Gravitational waves, ‘ripples’ in space-time caused by some of the most violent and energetic processes in the Universe, were first predicted by Albert Einstein in 1916 in his general theory of relativity. Proof of their existence didn’t arrive until 1974. Then on September 14, 2015 the Laser Interferometer Gravitational-Wave Observatory (LIGO) physically sensed the undulations in spacetime caused by gravitational waves generated by two colliding black holes 1.3 billion light-years away.

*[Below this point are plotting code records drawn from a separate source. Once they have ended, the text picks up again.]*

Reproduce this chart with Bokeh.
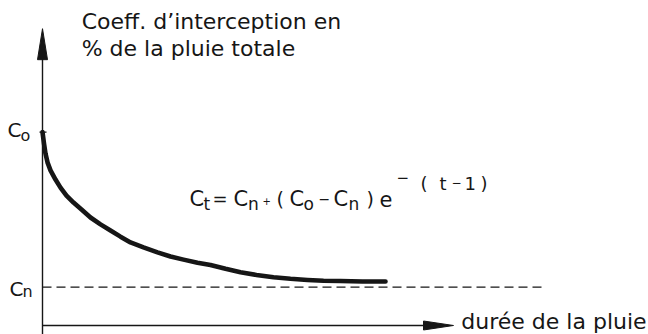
from bokeh.plotting import figure
from bokeh.models import Range1d
from bokeh.core.properties import value
from bokeh.embed import file_html
from bokeh.resources import INLINE

# ---- data ----
# rain duration t (arbitrary units) and interception coefficient C (% of total rain)
t_curve = [0, 0.0375, 0.075, 0.125, 0.2, 0.325, 0.45, 0.6, 0.775, 0.975, 1.2, 1.45, 1.7, 1.95,
           2.2, 2.525, 2.875, 3.2, 3.525, 3.875, 4.2, 4.575, 4.95, 5.35, 5.775, 6.2, 6.625,
           7.025, 7.45, 8.0, 8.575]
c_curve = [50.5, 47.5, 44.9, 42.6, 40.5, 38.1, 36.0, 33.9, 32.1, 30.3, 28.2, 26.4, 24.8, 23.2,
           21.7, 20.4, 19.1, 18.0, 17.2, 16.4, 15.8, 14.8, 13.9, 13.2, 12.6, 12.2, 11.9,
           11.7, 11.6, 11.5, 11.5]
C0 = 50.5    # initial coefficient
Cn = 10      # final coefficient (asymptote)
t_dash_end = 12.5
t_axis_end = 10.275
c_axis_end = 77.5

y_title = ["Coeff. d\u2019interception en", "% de la pluie totale"]
x_title = "durée de la pluie"

INK = "#161616"
FONT = value("DejaVu Sans")

p = figure(width=648, height=334, x_range=Range1d(-1.05, 15.15), y_range=Range1d(-2.35, 84.86),
           x_axis_type=None, y_axis_type=None, output_backend="svg", toolbar_location=None,
           min_border=0, min_border_left=0, min_border_right=0, min_border_top=0, min_border_bottom=0)
p.grid.visible = False
p.outline_line_color = None
p.background_fill_color = "white"
p.border_fill_color = "white"

# pixel -> data helpers for sizes (40 px per t unit, 3.83 px per C unit)
PX_T = 1 / 40.0
PX_C = 1 / 3.83
TXT_DY = 7 * PX_C   # compensates the renderer's baseline placement

# axes
p.line([0, 0], [-2.35, c_axis_end - 20 * PX_C], line_color=INK, line_width=1.4)
p.line([0, t_axis_end - 20 * PX_T], [0, 0], line_color=INK, line_width=1.4)
# arrow heads
p.patch([0, -5 * PX_T, 5 * PX_T], [c_axis_end, c_axis_end - 31 * PX_C, c_axis_end - 31 * PX_C],
        fill_color=INK, line_color=INK, line_width=1)
p.patch([t_axis_end, t_axis_end - 30 * PX_T, t_axis_end - 30 * PX_T],
        [0, 4.5 * PX_C, -4.5 * PX_C], fill_color=INK, line_color=INK, line_width=1)

# C0 tick
p.line([-3 * PX_T, 4 * PX_T], [C0, C0], line_color=INK, line_width=1.4)

# dashed asymptote
p.line([0, t_dash_end], [Cn, Cn], line_color=INK, line_width=1.3, line_dash="9 5")

# curve
p.line(t_curve, c_curve, line_color=INK, line_width=4.6, line_join="round", line_cap="round")

def txt(x, y, s, size, align="left"):
    p.text(x=[x], y=[y + TXT_DY], text=[s], text_font=FONT, text_font_size=f"{size}px",
           text_color=INK, text_align=align, text_baseline="alphabetic")

# axis titles
txt(0.98, 77.55, y_title[0], 22)
txt(0.98, 70.5, y_title[1], 22)
txt(10.47, -0.78, x_title, 22)

# C0 / Cn labels
txt(-0.875, 49.1, "C", 20)
txt(-0.55, 47.8, "o", 16)
txt(-0.825, 7.83, "C", 20)
txt(-0.5, 7.05, "n", 16)

# formula  C_t = C_n + (C_o - C_n) e^{-(t-1)}
yb, ys, yp = 31.33, 29.77, 35.25
txt(3.675, yb, "C", 21)
txt(4.025, ys, "t", 17)
txt(4.25, yb, "=", 18)
txt(4.775, yb, "C", 21)
txt(5.14, ys, "n", 17)
txt(5.5, 30.81, "+", 10)
txt(5.85, yb, "(", 19)
txt(6.175, yb, "C", 21)
txt(6.525, ys, "o", 17)
txt(6.9, yb, "\u2212", 14)
txt(7.275, yb, "C", 21)
txt(7.65, ys, "n", 17)
txt(8.1, yb, ")", 19)
txt(8.425, yb, "e", 21)
txt(8.85, 36.83, "\u2212", 15)
txt(9.45, yp, "(", 18)
txt(9.925, yp, "t", 18)
txt(10.225, yp + 0.2, "\u2212", 12)
txt(10.55, yp, "1", 18)
txt(10.95, yp, ")", 18)

open("out.html", "w").write(file_html(p, INLINE))
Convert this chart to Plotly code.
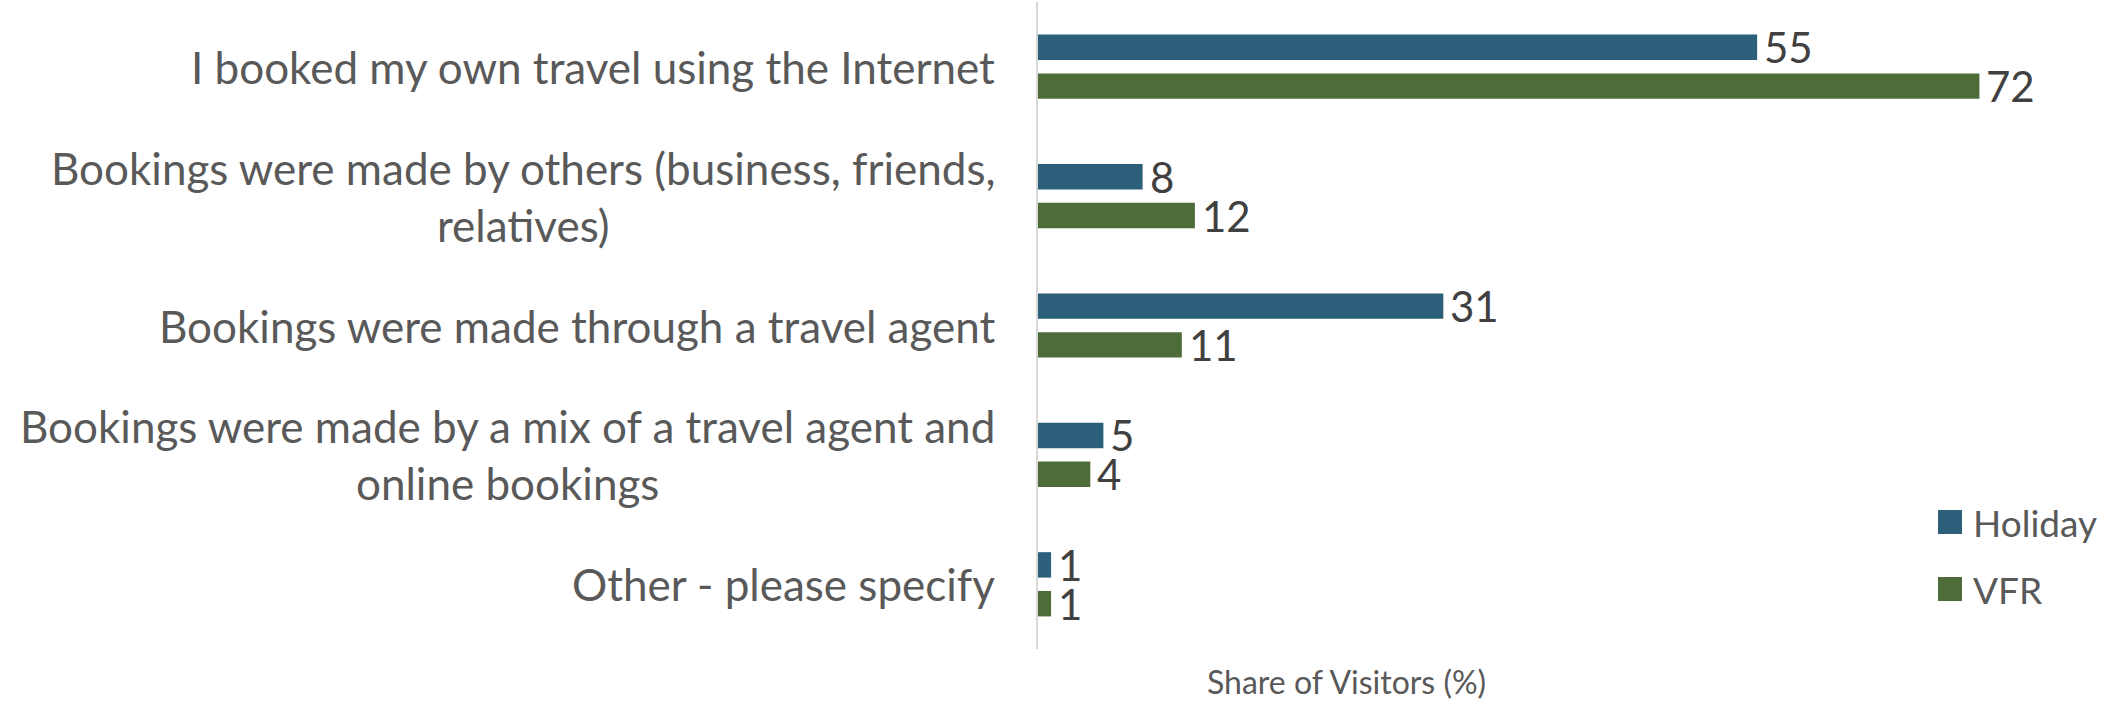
import plotly.graph_objects as go

# Booking method by visitor type, share of visitors (%)
categories = [
    "I booked my own travel using the Internet",
    "Bookings were made by others (business, friends,<br>relatives)",
    "Bookings were made through a travel agent",
    "Bookings were made by a mix of a travel agent and<br>online bookings",
    "Other - please specify",
]
holiday = [55, 8, 31, 5, 1]
vfr = [72, 12, 11, 4, 1]
series_names = ["Holiday", "VFR"]
axis_title = "Share of Visitors (%)"

FONT = "Lato, 'Open Sans', sans-serif"
HOLIDAY_COLOR = "#2C5F7A"
VFR_COLOR = "#4E6C37"

W, H = 2106, 704
L, R, T, B = 1038, 22, 2, 55
PLOT_W, PLOT_H = W - L - R, H - T - B
BARGAP = 0.4
slot = (1 - BARGAP) / 2  # width of each series slot within a category


def px_to_paper(px, py):
    """Convert page pixel position to paper coordinates."""
    return (px - L) / PLOT_W, (H - B - py) / PLOT_H


fig = go.Figure()
series = [
    (series_names[0], holiday, HOLIDAY_COLOR),
    (series_names[1], vfr, VFR_COLOR),
]
for k, (name, vals, color) in enumerate(series):
    fig.add_trace(go.Bar(
        y=list(range(len(categories))),
        x=vals,
        name=name,
        orientation="h",
        marker=dict(color=color, line=dict(width=0)),
        showlegend=False,
    ))
    # value labels just past the end of each bar
    offset = (k - 0.5) * slot
    for i, v in enumerate(vals):
        fig.add_annotation(
            x=v, xref="x", y=i + offset, yref="y",
            text=str(v), showarrow=False,
            xanchor="left", yanchor="middle", xshift=5,
            font=dict(family=FONT, size=42, color="#404040"),
        )

    # legend key: square swatch plus series name
    cy = 522 + 67 * k
    x0, y0 = px_to_paper(1938, cy + 12)
    x1, y1 = px_to_paper(1962, cy - 12)
    fig.add_shape(type="rect", xref="paper", yref="paper",
                  x0=x0, x1=x1, y0=y0, y1=y1,
                  fillcolor=color, line=dict(width=0))
    tx, ty = px_to_paper(1972, cy)
    fig.add_annotation(
        x=tx, xref="paper", y=ty, yref="paper",
        text=name, showarrow=False,
        xanchor="left", yanchor="middle", borderpad=0,
        font=dict(family=FONT, size=37, color="#595959"),
    )

# Category labels drawn beside the axis so wrapped lines are centred
for i, cat in enumerate(categories):
    fig.add_annotation(
        x=0, xref="paper", y=i, yref="y",
        text=cat, showarrow=False,
        xanchor="right", yanchor="middle", align="center",
        xshift=-42, borderpad=0,
        font=dict(family=FONT, size=44, color="#595959"),
    )

fig.add_annotation(
    x=0.295, xref="paper", y=-0.051, yref="paper",
    text=axis_title, showarrow=False,
    xanchor="center", yanchor="middle",
    font=dict(family=FONT, size=32, color="#595959"),
)

fig.update_layout(
    width=W, height=H,
    margin=dict(l=L, r=R, t=T, b=B),
    paper_bgcolor="white", plot_bgcolor="white",
    barmode="group", bargap=BARGAP, bargroupgap=0.345,
    font=dict(family=FONT, color="#595959"),
    showlegend=False,
    xaxis=dict(range=[0, 80], showgrid=False, zeroline=False,
               showticklabels=False, showline=False, ticks=""),
    yaxis=dict(range=[4.5, -0.5], showgrid=False, zeroline=False,
               showticklabels=False, ticks="",
               showline=True, linecolor="#D9D9D9", linewidth=2),
)

fig.write_html("out.html")
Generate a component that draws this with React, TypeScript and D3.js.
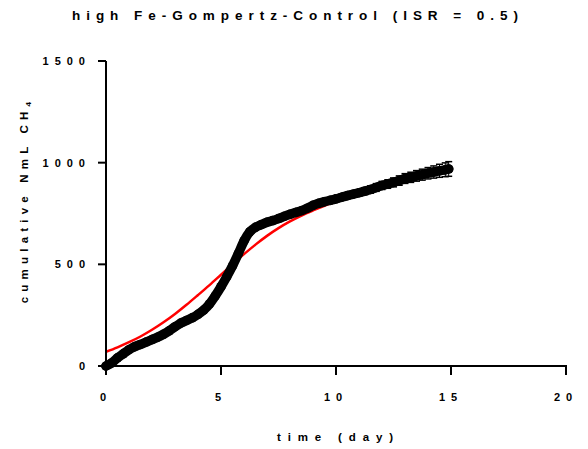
import React, { useEffect, useRef } from "react";
import * as d3 from "d3";

const title = "high Fe-Gompertz-Control (ISR = 0.5)";
const xTitle = "time (day)";
const yTitleMain = "cumulative NmL CH";
const yTitleSub = "4";
const xTicks = [0, 5, 10, 15, 20];
const yTicks = [0, 500, 1000, 1500];

// measured cumulative methane (mean) and SD
const tDays = [0, 0.25, 0.5, 0.75, 1.0, 1.25, 1.5, 1.75, 2.0, 2.25, 2.5, 2.75, 3.0, 3.25, 3.5, 3.75, 4.0, 4.25, 4.5, 4.75, 5.0, 5.25, 5.5, 5.75, 6.0, 6.25, 6.5, 6.75, 7.0, 7.25, 7.5, 7.75, 8.0, 8.25, 8.5, 8.75, 9.0, 9.25, 9.5, 9.75, 10.0, 10.25, 10.5, 10.75, 11.0, 11.25, 11.5, 11.75, 12.0, 12.25, 12.5, 12.75, 13.0, 13.25, 13.5, 13.75, 14.0, 14.25, 14.5, 14.75, 14.9];
const measured = [0, 15, 40, 60, 80, 95, 106, 118, 130, 142, 156, 173, 193, 211, 224, 237, 254, 275, 305, 345, 390, 439, 492, 552, 615, 660, 682, 695, 707, 715, 725, 736, 746, 755, 764, 776, 790, 800, 808, 815, 822, 830, 838, 845, 852, 860, 868, 878, 888, 895, 903, 912, 922, 928, 935, 941, 948, 954, 960, 965, 969];
const measuredSd = [0, 3, 4, 4, 5, 5, 5, 5, 5, 5, 5, 5, 5, 5, 5, 6, 6, 6, 7, 8, 9, 10, 11, 12, 12, 12, 12, 12, 12, 12, 12, 12, 12, 12, 12, 12, 12, 13, 13, 13, 14, 14, 15, 15, 16, 17, 18, 19, 20, 21, 22, 23, 24, 25, 26, 27, 28, 30, 32, 34, 36];

// Gompertz fit curve
const fitT = [0, 0.5, 1, 1.5, 2, 2.5, 3, 3.5, 4, 4.5, 5, 5.5, 6, 6.5, 7, 7.5, 8, 8.5, 9, 9.5, 10, 10.5, 11, 11.5, 12, 12.5, 13, 13.5, 14, 14.5, 14.9];
const fitV = [70, 92, 117, 145, 178, 215, 256, 301, 349, 398, 449, 500, 550, 597, 640, 678, 711, 740, 765, 788, 808, 829, 848, 866, 883, 899, 915, 930, 943, 955, 965];

const W = 588;
const H = 449;
const FONT = "'Liberation Sans', Arial, Helvetica, sans-serif";

export default function App() {
  const ref = useRef<SVGSVGElement>(null);

  useEffect(() => {
    const svg = d3.select(ref.current);
    svg.selectAll("*").remove();

    const x = d3.scaleLinear().domain([0, 20]).range([106, 566]);
    const y = d3.scaleLinear().domain([0, 1500]).range([366, 61]);

    // title
    svg.append("text")
      .attr("x", 72).attr("y", 20)
      .attr("textLength", 446).attr("lengthAdjust", "spacing")
      .attr("font-family", FONT).attr("font-weight", "bold").attr("font-size", 13.5)
      .attr("fill", "#000")
      .text(title);

    // fit curve (red)
    const fitData = fitT.map((t, i) => [t, fitV[i]] as [number, number]);
    svg.append("path")
      .datum(fitData)
      .attr("fill", "none")
      .attr("stroke", "#ff0000")
      .attr("stroke-width", 2.5)
      .attr("d", d3.line<[number, number]>().x(d => x(d[0])).y(d => y(d[1])).curve(d3.curveMonotoneX));

    // measured data (black)
    const data = tDays.map((t, i) => ({ t, v: measured[i], sd: measuredSd[i] }));
    const g = svg.append("g");
    g.append("path")
      .datum(data)
      .attr("fill", "none")
      .attr("stroke", "#000")
      .attr("stroke-width", 9.5)
      .attr("stroke-linecap", "round")
      .attr("stroke-linejoin", "round")
      .attr("d", d3.line<{ t: number; v: number }>().x(d => x(d.t)).y(d => y(d.v)).curve(d3.curveMonotoneX));

    const eb = g.selectAll("g.eb").data(data).enter().append("g");
    eb.append("line")
      .attr("x1", d => x(d.t)).attr("x2", d => x(d.t))
      .attr("y1", d => y(d.v + d.sd)).attr("y2", d => y(d.v - d.sd))
      .attr("stroke", "#000").attr("stroke-width", 1);
    eb.append("line")
      .attr("x1", d => x(d.t) - 3.5).attr("x2", d => x(d.t) + 3.5)
      .attr("y1", d => y(d.v + d.sd)).attr("y2", d => y(d.v + d.sd))
      .attr("stroke", "#000").attr("stroke-width", 1.5);
    eb.append("line")
      .attr("x1", d => x(d.t) - 3.5).attr("x2", d => x(d.t) + 3.5)
      .attr("y1", d => y(d.v - d.sd)).attr("y2", d => y(d.v - d.sd))
      .attr("stroke", "#000").attr("stroke-width", 1.5);
    eb.append("circle")
      .attr("cx", d => x(d.t)).attr("cy", d => y(d.v)).attr("r", 4.75)
      .attr("fill", "#000");

    // axes
    const axes = svg.append("g").attr("stroke", "#000").attr("stroke-width", 2);
    axes.append("line").attr("x1", x(0)).attr("x2", x(0)).attr("y1", y(1500)).attr("y2", y(0) + 1);
    axes.append("line").attr("x1", x(0) - 1).attr("x2", x(20) + 1).attr("y1", y(0)).attr("y2", y(0));
    yTicks.forEach(v => {
      axes.append("line").attr("x1", x(0) - 8).attr("x2", x(0)).attr("y1", y(v)).attr("y2", y(v));
    });
    xTicks.forEach(t => {
      axes.append("line").attr("x1", x(t)).attr("x2", x(t)).attr("y1", y(0)).attr("y2", y(0) + 9);
    });

    const tickFont = (sel: any) => sel
      .attr("font-family", FONT).attr("font-weight", "bold").attr("font-size", 11)
      .attr("letter-spacing", 6).attr("fill", "#000");

    yTicks.forEach(v => {
      svg.append("text").call(tickFont)
        .attr("x", 91).attr("y", y(v) + 4)
        .attr("text-anchor", "end")
        .text(String(v));
    });
    xTicks.forEach(t => {
      svg.append("text").call(tickFont)
        .attr("x", x(t)).attr("y", 401)
        .attr("text-anchor", "middle")
        .text(String(t));
    });

    // x title
    svg.append("text")
      .attr("x", 277).attr("y", 441)
      .attr("textLength", 116).attr("lengthAdjust", "spacing")
      .attr("font-family", FONT).attr("font-weight", "bold").attr("font-size", 11.5)
      .attr("fill", "#000")
      .text(xTitle);

    // y title
    const yt = svg.append("text")
      .attr("transform", "translate(28,200) rotate(-90)")
      .attr("text-anchor", "middle")
      .attr("font-family", FONT).attr("font-weight", "bold").attr("font-size", 11.5)
      .attr("letter-spacing", 5.2)
      .attr("fill", "#000");
    yt.append("tspan").text(yTitleMain);
    yt.append("tspan").attr("font-size", 8).attr("dy", 3).text(yTitleSub);
  }, []);

  return (
    <svg
      ref={ref}
      width={W}
      height={H}
      style={{ position: "absolute", left: 0, top: 0, background: "#fff" }}
    />
  );
}
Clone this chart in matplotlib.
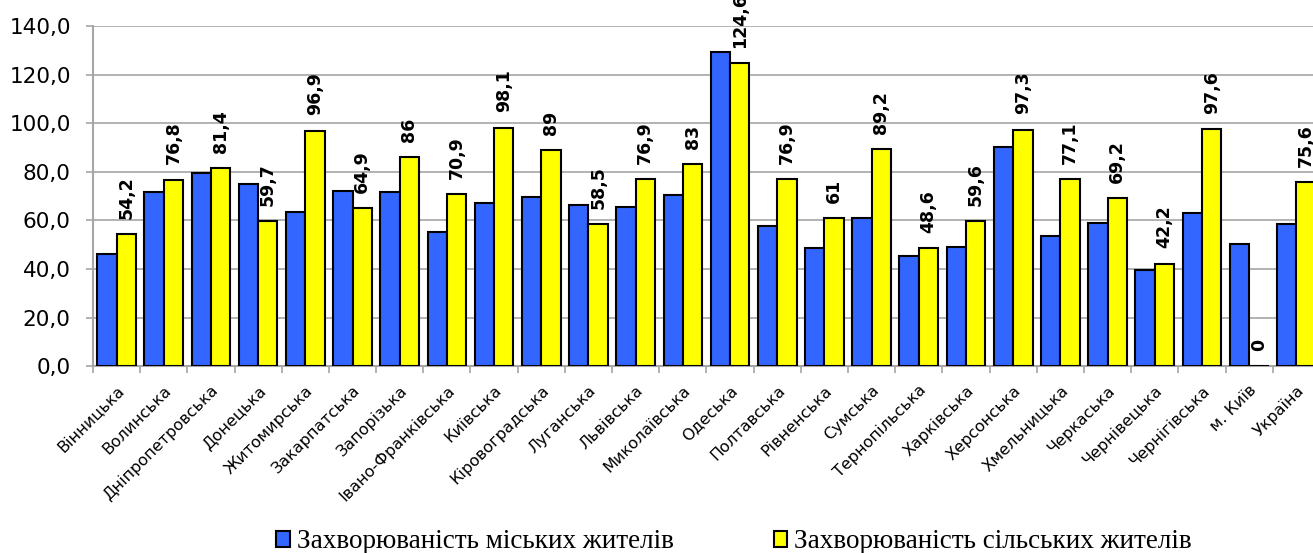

Now, Computing Community Consortium (CCC) Council member Ian Foster (Argonne National Laboratory and University of Chicago) and his colleagues have published a paper in the journal Nature Astronomy showing that the hunt for gravitational waves across the universe can be supercharged by using artificial intelligence. They were able to successfully process an entire month’s worth of advanced LIGO data in just seven minutes, using reusable artificial intelligence (AI) models, identifying all four binary black hole mergers previously identified in this dataset and reporting no misclassification.
“As a computer scientist, what’s exciting to me about this project is that it shows how, with the right tools, AI methods can be integrated naturally into the workflows of scientists — allowing them to do their work faster and better — augmenting, not replacing, human intelligence,” Ian Foster, said in the Argonne National Laboratory Press Release.